Одни признают неиссякаемой силу огня, другие говорят, что неиссякаемо движение солнца, ибо по истечении одного периода его движения начинается другой, и так течет время и сменяются времена года, на благо живущим. По моему мнению, благородный язык Аристина будет назван языком неутомимым и таким, который сильнее огня и солнца. Ведь сколько он распутал сложных хитросплетений, сколько разъяснил трудных мест в Священном Писании, какое множество упростил запутанных риторами периодов, сколько их построил и перестроил, придал силу речи другим языкам в совете старейшин точно так же, как солнце придает свет луне! Вот почему наш могущественный император поручил этому языку охранять государственные законы, чтобы они охраняли нашу жизнь, а эти законы чтобы прочно и надежно охранял язык Алексея, и государство процветало бы благодаря таким законам.

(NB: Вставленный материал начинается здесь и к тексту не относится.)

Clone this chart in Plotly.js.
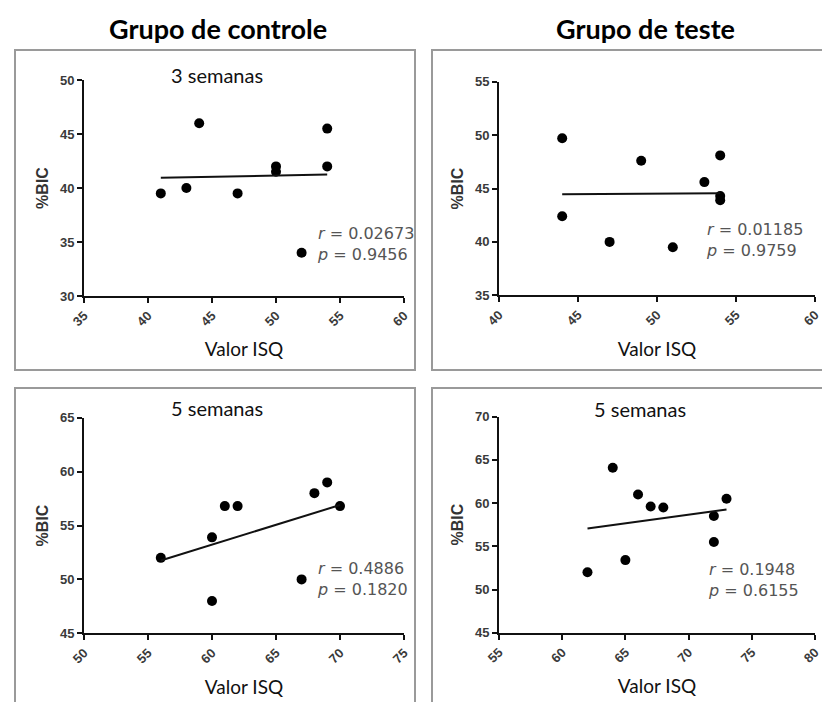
<!DOCTYPE html>
<html>
<head>
<meta charset="utf-8">
<script src="https://cdn.plot.ly/plotly-3.0.1.min.js"></script>
<style>html,body{margin:0;padding:0;background:#fff;}#chart{width:822px;height:702px;}</style>
</head>
<body>
<div id="chart"></div>
<script>
// ---- data ----
const groupTitles = ["Grupo de controle", "Grupo de teste"];
const periodLabels = ["3 semanas", "5 semanas", "5 semanas"];
const xTitle = "Valor ISQ";
const yTitle = "%BIC";

// Grupo de controle, 3 semanas
const ctrl3X = [41, 43, 44, 47, 50, 50, 52, 54, 54];
const ctrl3Y = [39.5, 40, 46, 39.5, 42, 41.5, 34, 45.5, 42];
const ctrl3FitX = [41, 54];
const ctrl3FitY = [40.95, 41.25];
const ctrl3Stats = ["0.02673", "0.9456"];

// Grupo de teste, 3 semanas
const test3X = [44, 44, 47, 49, 51, 53, 54, 54, 54];
const test3Y = [49.7, 42.4, 40, 47.6, 39.5, 45.6, 48.1, 44.3, 43.9];
const test3FitX = [44, 54];
const test3FitY = [44.45, 44.55];
const test3Stats = ["0.01185", "0.9759"];

// Grupo de controle, 5 semanas
const ctrl5X = [56, 60, 60, 61, 62, 67, 68, 69, 70];
const ctrl5Y = [52, 53.9, 48, 56.8, 56.8, 50, 58, 59, 56.8];
const ctrl5FitX = [56, 70];
const ctrl5FitY = [51.75, 56.9];
const ctrl5Stats = ["0.4886", "0.1820"];

// Grupo de teste, 5 semanas
const test5X = [62, 64, 65, 66, 67, 68, 72, 72, 73];
const test5Y = [52, 64.1, 53.4, 61, 59.6, 59.5, 58.5, 55.5, 60.5];
const test5FitX = [62, 73];
const test5FitY = [57.05, 59.25];
const test5Stats = ["0.1948", "0.6155"];

const xRanges = [[35, 60], [40, 60], [50, 75], [55, 80]];
const yRanges = [[30, 50], [35, 55], [45, 65], [45, 70]];

// ---- layout helpers (pixels -> paper) ----
const W = 822, H = 702;
const px = x => x / W;
const py = y => 1 - y / H;

const panels = [
  {X: ctrl3X, Y: ctrl3Y, fx: ctrl3FitX, fy: ctrl3FitY, st: ctrl3Stats, dom: [84, 404, 80, 296], txt: [315, 244]},
  {X: test3X, Y: test3Y, fx: test3FitX, fy: test3FitY, st: test3Stats, dom: [499, 815, 81.7, 295.3], txt: [704, 240]},
  {X: ctrl5X, Y: ctrl5Y, fx: ctrl5FitX, fy: ctrl5FitY, st: ctrl5Stats, dom: [84, 404, 417.7, 633.3], txt: [315, 579]},
  {X: test5X, Y: test5Y, fx: test5FitX, fy: test5FitY, st: test5Stats, dom: [499, 815, 416.7, 632.7], txt: [706, 580]}
];

const traces = [];
const layout = {
  width: W, height: H,
  margin: {l: 0, r: 0, t: 0, b: 0},
  paper_bgcolor: "#fff", plot_bgcolor: "rgba(0,0,0,0)",
  showlegend: false,
  font: {family: "Liberation Sans, Arial, sans-serif", color: "#333"},
  shapes: [], annotations: []
};

const tickFont = {family: "Liberation Sans, Arial, sans-serif", size: 13, color: "#3a3a3a", weight: "bold"};

panels.forEach((p, i) => {
  const n = i === 0 ? "" : String(i + 1);
  const xa = "x" + n, ya = "y" + n;
  traces.push({
    type: "scatter", mode: "markers", x: p.X, y: p.Y, xaxis: xa, yaxis: ya,
    marker: {color: "#000", size: 10}, cliponaxis: false, hoverinfo: "x+y"
  });
  traces.push({
    type: "scatter", mode: "lines", x: p.fx, y: p.fy, xaxis: xa, yaxis: ya,
    line: {color: "#111", width: 2}, hoverinfo: "skip"
  });
  layout["xaxis" + n] = {
    domain: [px(p.dom[0]), px(p.dom[1])], anchor: ya, range: xRanges[i],
    dtick: 5, tick0: 0, showgrid: false, zeroline: false,
    showline: true, linecolor: "#111", linewidth: 2,
    ticks: "outside", ticklen: 5, tickwidth: 2, tickcolor: "#111",
    tickangle: -45, tickfont: tickFont, ticklabeloverflow: "allow", fixedrange: true,
    title: {text: xTitle, standoff: 15, font: {family: "Lato, Carlito, sans-serif", size: 19, color: "#111"}}
  };
  layout["yaxis" + n] = {
    domain: [py(p.dom[3]), py(p.dom[2])], anchor: xa, range: yRanges[i],
    dtick: 5, tick0: 0, showgrid: false, zeroline: false,
    showline: true, linecolor: "#111", linewidth: 2,
    ticks: "outside", ticklen: 5, tickwidth: 2, tickcolor: "#111",
    tickfont: tickFont, ticklabeloverflow: "allow", fixedrange: true,
    title: {text: yTitle, standoff: 7, font: {family: "Liberation Sans, Arial, sans-serif", size: 16, color: "#333", weight: "bold"}}
  };
  layout.annotations.push({xref: "paper", yref: "paper", x: px(p.txt[0]), y: py(p.txt[1]), xanchor: "left", yanchor: "middle",
    align: "left", text: "<i>r</i> = " + p.st[0] + "<br><i>p</i> = " + p.st[1], showarrow: false,
    font: {family: "DejaVu Sans, sans-serif", size: 16, color: "#555"}});
});

// panel frames
const frames = [[15, 415, 50, 370], [432, 832, 50, 370], [15, 415, 388, 712], [432, 832, 388, 712]];
frames.forEach(f => layout.shapes.push({type: "rect", xref: "paper", yref: "paper",
  x0: px(f[0]), x1: px(f[1]), y0: py(f[3]), y1: py(f[2]), line: {color: "#9a9a9a", width: 2}, layer: "below"}));

// group titles
const titleFont = {family: "Lato, Carlito, sans-serif", size: 27, color: "#000", weight: "bold"};
layout.annotations.push({xref: "paper", yref: "paper", x: px(218), y: py(28), xanchor: "center", yanchor: "middle", text: "<b>" + groupTitles[0] + "</b>", showarrow: false, font: titleFont});
layout.annotations.push({xref: "paper", yref: "paper", x: px(645), y: py(28), xanchor: "center", yanchor: "middle", text: "<b>" + groupTitles[1] + "</b>", showarrow: false, font: titleFont});

// period labels
const perFont = {family: "Lato, Carlito, sans-serif", size: 20, color: "#111"};
[[217, 75], [217, 408], [640, 409]].forEach((pos, k) => layout.annotations.push({xref: "paper", yref: "paper",
  x: px(pos[0]), y: py(pos[1]), xanchor: "center", yanchor: "middle", text: periodLabels[k], showarrow: false, font: perFont}));

Plotly.newPlot("chart", traces, layout, {staticPlot: true, displayModeBar: false});
</script>
</body>
</html>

О, мой божественный и священный язык, кумир муз, отрада харит! О, глас певучий, звук которого разносится по всей земле и слова которого достигают пределов вселенной [333], которому одинаково внемлют и государственный совет, и церковный, так что благодаря ему и язык философов становится достойным веры, язык, обладающий двойственным свойством, подобно остальным органам человека. О, твое присутствие заставляет ораторов говорить, а отсутствие твое повергает их в глубокое молчание. О, прости же мою дерзость и будь милостив ко мне, если я, получив от тебя столь многое и столь обильные потоки похвал, тебе же воздам малыми каплями, мутными и грязными! Мне ничего другого не остается сказать тебе в свою защиту, как только то, что сказал Ксенократ: когда его арестовал сборщик налогов, а оратор Ликург освободил, то встретив потом детей Ликурга, он сказал: — О, дети! Я оказал вашему отцу огромную услугу, ибо за то, что он сделал, его все хвалят.
Вот так же и тебя, о, мудрейший страж законов, за твои благодеяния, оказанные мне, тебя хвалит вся вселенная. Как говорится, един язык и едины уста молят о продлении твоей жизни.